Washington state proposes dam regulations to help lower river water temperatures
The combination of climate change and dams on the Snake and Columbia Rivers has raised the summer temperature of the rivers by nearly three degrees Fahrenheit (1.5 degrees Celsius), according to a new report released by the Environmental Protection Agency.
As a result, the temperatures of the rivers during the warm months of the year have sometimes exceeded 70 degrees Fahrenheit, which has killed migrating salmon. The reservoirs created by the dams raised the temperature of the rivers that would naturally be lower if allowed to flow freely.
In an attempt to address the problem, the Washington State Department of Ecology will aim to set new regulations on dams on the two rivers to bring the water temperature down. Washington state has had a water temperature limit of 68 degrees Fahrenheit in state waters, but the regulation has never been enforced on federal dams. The Department of Ecology will hear public comments on the proposed regulations, which could include releasing cold water from the depths of reservoirs, and installing more pumps to move cool water into fish ladders.

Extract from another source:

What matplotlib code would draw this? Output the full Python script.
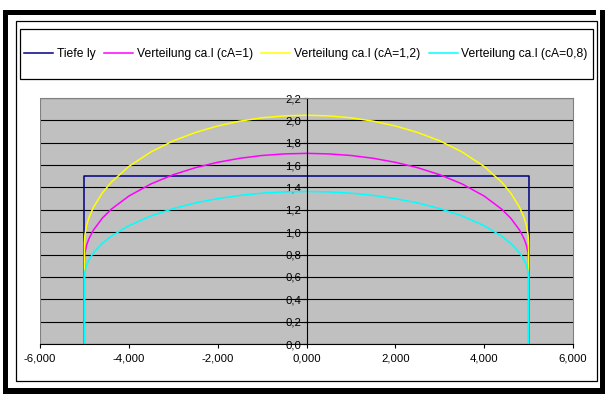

“This is a big deal,” Heather Bartlett, head of the Department of Ecology’s water-quality department, told the Seattle Times. “We want for the first time to have parity at federal dams with the nonfederal dams. They are either meeting state standards, or they have set up a strategy to meet them.”
Bartlett said that it would be up to dam officials to determine how they would begin to comply with the state regulations.
Scientists predict a difficult future for salmon as the globe and bodies of water heat up. Some of these effects are already being seen – in 2015, 95 percent of sockeye salmon migrating back to the Stanley Basin of Idaho died as a result of heat.